One of the few increases came from prices paid, which jumped 4.7 points to 71.6 from 66.9, but down from 79.5 in May and is below the 73.4 six-month average.
September Construction Spending was flat at 0.0% followimg a 0.8% rise in August, and below expectations for a rise of 0.2%.
Residential spending rebounded 0.5% following August's 0.4% decline while nonresidential spending fell 0.3%, after bouncing 1.8% previously.
Private spending was up 0.3% versus the prior 0.4% gain. Public spending dropped 0.9% versus August's 2.2% gain.
Market Sentiment - The iShares 20+ Year Treasury Bond ETF (TLT) was down for the 4th-straight session after testing a low of $112.84.
Fresh support at $112.75-$112.25 held following the breakdown out of the recent trading range.
The recent and early October low tapped $112.61 with risk to $112-111.50 on a close below $112.50.
Lowered Resistance is at $113.50-$114.
Market Analysis - The PowerShares QQQ (QQQ) was up for the 3rd-straight session after making a late day push to $172.24. Near-term and fresh resistance at $172.50-$173 held.
The close above the 200-day moving average was a bullish development with a move above $174 and prior late July support signaling signaling additional strength.
Rising support is at $170-$169.50 held with a move below $168 signaling a near-term top.
RSI is back in an uptrend with resistance at 50.
Continued closes above this level would signal additional strength for a possible run towards 55-60 and the late September peaks. Support is at 45-40.
The Real Estate Select Sector Spider (XLRE) closed higher for the 3rd time in 4 sessions after trading up to $32.31.
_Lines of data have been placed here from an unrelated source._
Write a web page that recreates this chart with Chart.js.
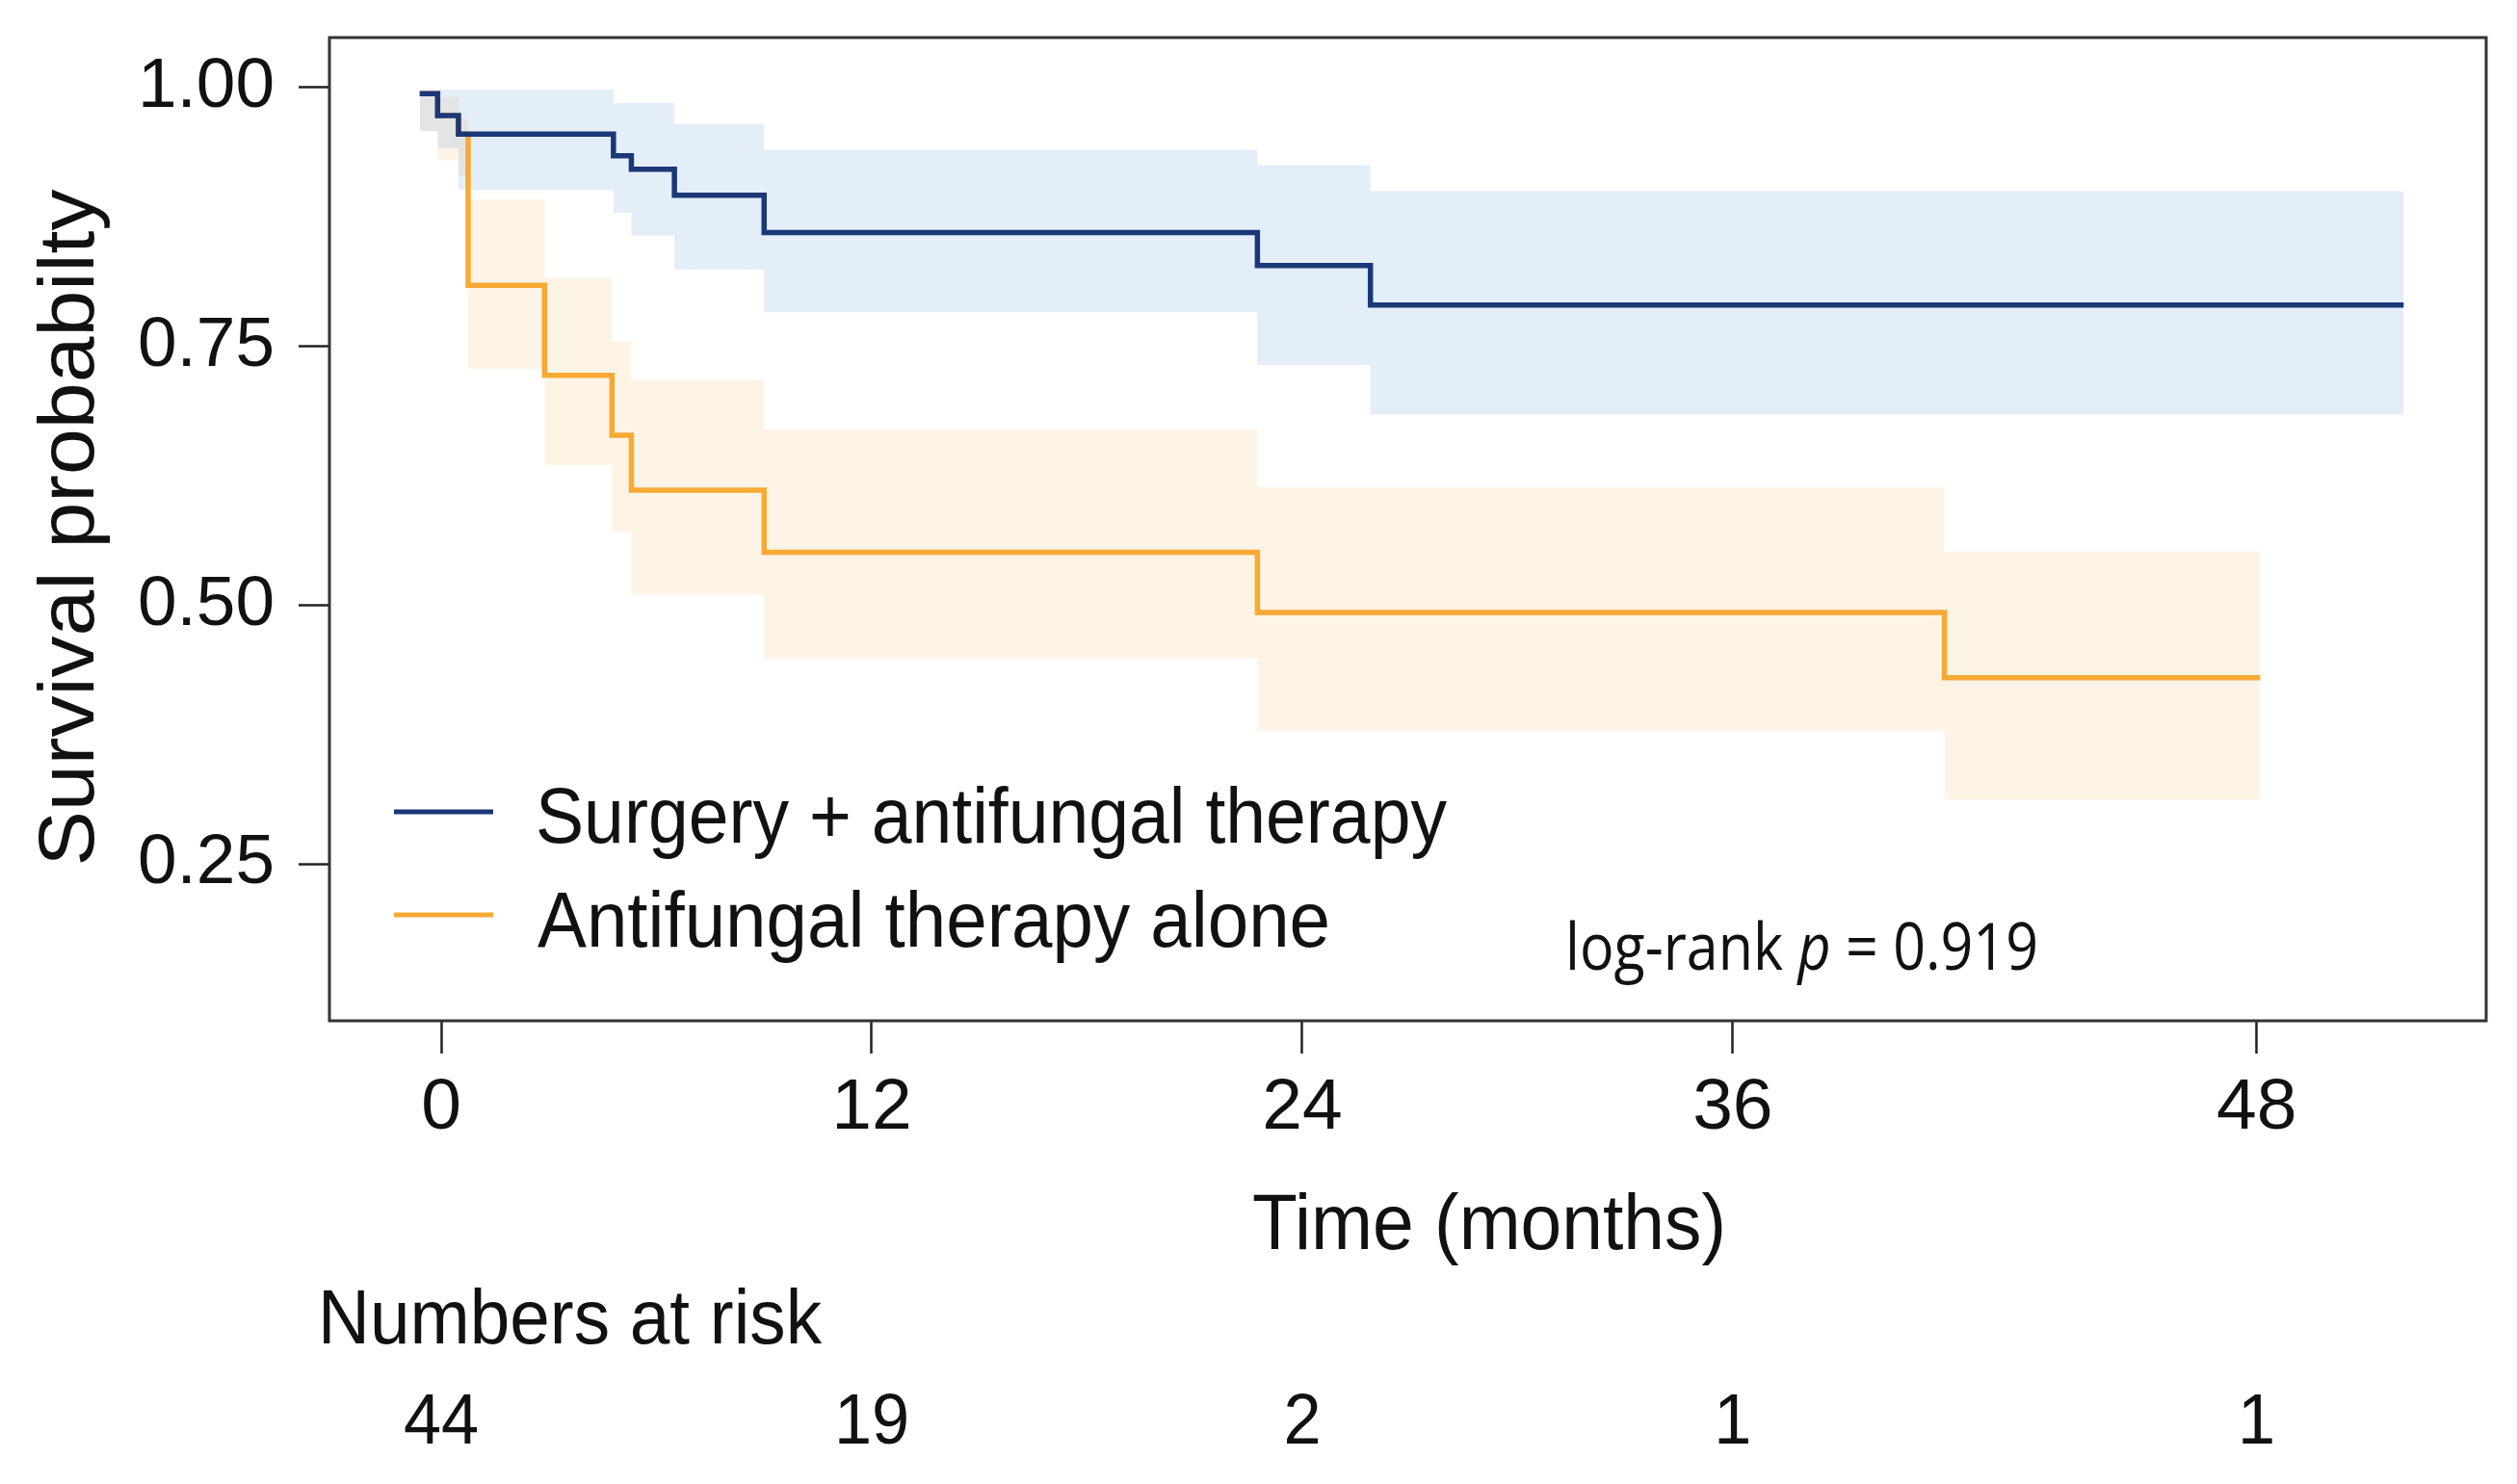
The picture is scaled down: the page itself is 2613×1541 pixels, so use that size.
<!DOCTYPE html>
<html>
<head>
<meta charset="utf-8">
<script src="https://cdn.jsdelivr.net/npm/chart.js@4.4.1/dist/chart.umd.min.js"></script>
<style>
  html, body { margin: 0; padding: 0; background: #ffffff; overflow: hidden; }
  canvas { display: block; }
</style>
</head>
<body>
<canvas id="km" width="2613" height="1541"></canvas>
<script>
// ---------------- data ----------------
const blueName   = 'Surgery + antifungal therapy';
const orangeName = 'Antifungal therapy alone';

const blueTime  = [-0.6, -0.1, 0.48, 4.8, 5.3, 6.5, 9.0, 22.75, 25.9, 54.7];
const blueSurv  = [0.994, 0.973, 0.955, 0.934, 0.921, 0.896, 0.860, 0.828, 0.790, 0.790];
const blueUpper = [0.996, 0.998, 0.998, 0.985, 0.985, 0.965, 0.940, 0.925, 0.900, 0.900];
const blueLower = [0.958, 0.941, 0.901, 0.879, 0.857, 0.824, 0.783, 0.732, 0.684, 0.684];

const orangeTime  = [-0.6, -0.1, 0.48, 0.75, 2.88, 4.76, 5.3, 9.0, 22.75, 41.9, 50.7];
const orangeSurv  = [0.994, 0.973, 0.955, 0.809, 0.722, 0.664, 0.611, 0.551, 0.493, 0.430, 0.430];
const orangeUpper = [0.996, 0.990, 0.970, 0.892, 0.816, 0.755, 0.718, 0.670, 0.614, 0.552, 0.552];
const orangeLower = [0.958, 0.930, 0.915, 0.728, 0.635, 0.571, 0.510, 0.448, 0.378, 0.312, 0.312];

const xTickValues = [0, 12, 24, 36, 50.6];
const xTickLabels = ['0', '12', '24', '36', '48'];
const yTickValues = [0.25, 0.50, 0.75, 1.00];
const yTickLabels = ['0.25', '0.50', '0.75', '1.00'];
const riskCounts  = [44, 19, 2, 1, 1];

const xTitle = 'Time (months)';
const yTitle = 'Survival probabilty';
const riskTitle = 'Numbers at risk';
const pText = ['log-rank ', 'p', ' = 0.919'];

// ---------------- styles ----------------
const FAMILY = '"Liberation Sans", Arial, Helvetica, sans-serif';
const BLUE = '#1a3877';
const ORANGE = '#f7a934';
const BLUE_BAND = 'rgba(120,170,225,0.20)';
const ORANGE_BAND = 'rgba(250,170,60,0.13)';

function pts(xs, ys) { return xs.map((x, i) => ({ x: x, y: ys[i] })); }

function bandDataset(xs, ys, color, fill, order) {
  return {
    data: pts(xs, ys), stepped: true, borderWidth: 0, pointRadius: 0,
    backgroundColor: color, borderColor: 'rgba(0,0,0,0)', fill: fill, order: order
  };
}
function lineDataset(xs, ys, color, order) {
  return {
    data: pts(xs, ys), stepped: true, borderWidth: 5.5, pointRadius: 0,
    borderColor: color, backgroundColor: color, fill: false, order: order,
    borderCapStyle: 'butt', borderJoinStyle: 'miter'
  };
}

function fitText(ctx, parts, x, y, size, family, width, align) {
  let total = 0;
  parts.forEach(p => {
    ctx.font = (p.italic ? 'italic ' : '') + size + 'px ' + family;
    p.w = ctx.measureText(p.t).width; total += p.w;
  });
  const sx = width ? width / total : 1;
  const w = total * sx;
  const sx0 = align === 'center' ? x - w / 2 : (align === 'right' ? x - w : x);
  ctx.save();
  ctx.translate(sx0, y);
  ctx.scale(sx, 1);
  ctx.textAlign = 'left';
  ctx.textBaseline = 'alphabetic';
  let cx = 0;
  parts.forEach(p => {
    ctx.font = (p.italic ? 'italic ' : '') + size + 'px ' + family;
    ctx.fillText(p.t, cx, 0);
    cx += p.w;
  });
  ctx.restore();
}

const decorPlugin = {
  id: 'decor',
  afterDraw(chart) {
    const ctx = chart.ctx;
    const a = chart.chartArea;
    const xs = chart.scales.x;
    ctx.save();
    // plot frame
    ctx.strokeStyle = '#333333';
    ctx.lineWidth = 3;
    ctx.strokeRect(a.left, a.top, a.right - a.left, a.bottom - a.top);

    ctx.fillStyle = '#111111';
    // legend
    ctx.lineWidth = 5;
    ctx.strokeStyle = BLUE;
    ctx.beginPath(); ctx.moveTo(409, 843); ctx.lineTo(512, 843); ctx.stroke();
    ctx.strokeStyle = ORANGE;
    ctx.beginPath(); ctx.moveTo(409, 950); ctx.lineTo(512, 950); ctx.stroke();
    fitText(ctx, [{ t: blueName }], 556, 875, 82, FAMILY, 946, 'left');
    fitText(ctx, [{ t: orangeName }], 558, 983, 82, FAMILY, 823, 'left');

    // log-rank annotation
    fitText(ctx, [{ t: pText[0] }, { t: pText[1], italic: true }, { t: pText[2] }],
      1625, 1007, 68, '"Open Sans", "Noto Sans", sans-serif', 491, 'left');

    // axis titles
    fitText(ctx, [{ t: xTitle }], 1546, 1297, 82, FAMILY, 492, 'center');
    ctx.save();
    ctx.translate(97, 548);
    ctx.rotate(-Math.PI / 2);
    fitText(ctx, [{ t: yTitle }], 0, 0, 82, FAMILY, 703, 'center');
    ctx.restore();

    // numbers at risk
    fitText(ctx, [{ t: riskTitle }], 330, 1395, 80, FAMILY, 523, 'left');
    riskCounts.forEach((n, i) => {
      const px = xs.getPixelForValue(xTickValues[i]);
      ctx.save();
      ctx.translate(px, 1499);
      ctx.scale(0.95, 1);
      ctx.font = '74px ' + FAMILY;
      ctx.textAlign = 'center';
      ctx.textBaseline = 'alphabetic';
      ctx.fillText(String(n), 0, 0);
      ctx.restore();
    });
    ctx.restore();
  }
};

Chart.defaults.font.family = FAMILY;

new Chart(document.getElementById('km'), {
  type: 'line',
  data: {
    datasets: [
      bandDataset(blueTime, blueUpper, BLUE_BAND, '+1', 10),
      bandDataset(blueTime, blueLower, BLUE_BAND, false, 11),
      bandDataset(orangeTime, orangeUpper, ORANGE_BAND, '+1', 12),
      bandDataset(orangeTime, orangeLower, ORANGE_BAND, false, 13),
      lineDataset(orangeTime, orangeSurv, ORANGE, 2),
      lineDataset(blueTime, blueSurv, BLUE, 1)
    ]
  },
  options: {
    responsive: false,
    animation: false,
    devicePixelRatio: 1,
    layout: { padding: { top: 39, right: 32, left: 0, bottom: 0 } },
    plugins: { legend: { display: false }, tooltip: { enabled: false } },
    scales: {
      x: {
        type: 'linear', min: -3.116, max: 57.0,
        afterBuildTicks: s => { s.ticks = xTickValues.map(v => ({ value: v })); },
        afterFit: s => { s.height = 1541 - 1060; s.paddingLeft = 0; s.paddingRight = 0; },
        ticks: {
          callback: (v, i) => xTickLabels[i],
          font: { size: 75 }, color: '#111111', padding: 12, maxRotation: 0, autoSkip: false
        },
        grid: { drawOnChartArea: false, drawTicks: true, tickLength: 34, tickColor: '#222222', tickWidth: 2.5, color: '#222222' },
        border: { display: false }
      },
      y: {
        type: 'linear', min: 0.0985, max: 1.0483,
        afterBuildTicks: s => { s.ticks = yTickValues.map(v => ({ value: v })); },
        afterFit: s => { s.width = 342; s.paddingTop = 0; s.paddingBottom = 0; },
        ticks: {
          callback: (v, i) => yTickLabels[i],
          font: { size: 73 }, color: '#111111', padding: 25, autoSkip: false
        },
        grid: { drawOnChartArea: false, drawTicks: true, tickLength: 32, tickColor: '#222222', tickWidth: 2.5, color: '#222222' },
        border: { display: false }
      }
    }
  },
  plugins: [decorPlugin]
});
</script>
</body>
</html>
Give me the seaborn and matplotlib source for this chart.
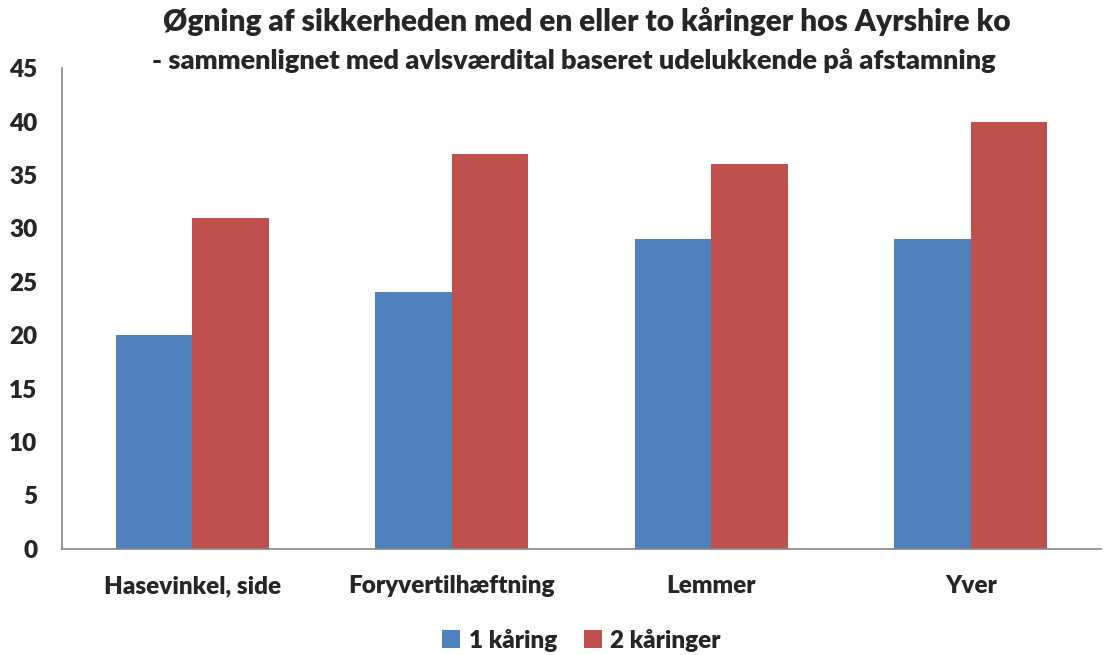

Fresh resistance at $32.25-$32.50 held with a move above the latter and the 50-day moving average being a continued bullish development.
Support is at $31.75-$31.50. A close below the latter opens up risk to $31.25-$31 and the 200-day moving average.
RSI is trying to clear resistance at 55. A close above this level could lead to a push toward 60 and the early September peak.
Support is at 50-45 with a move below the latter signaling additional weakness.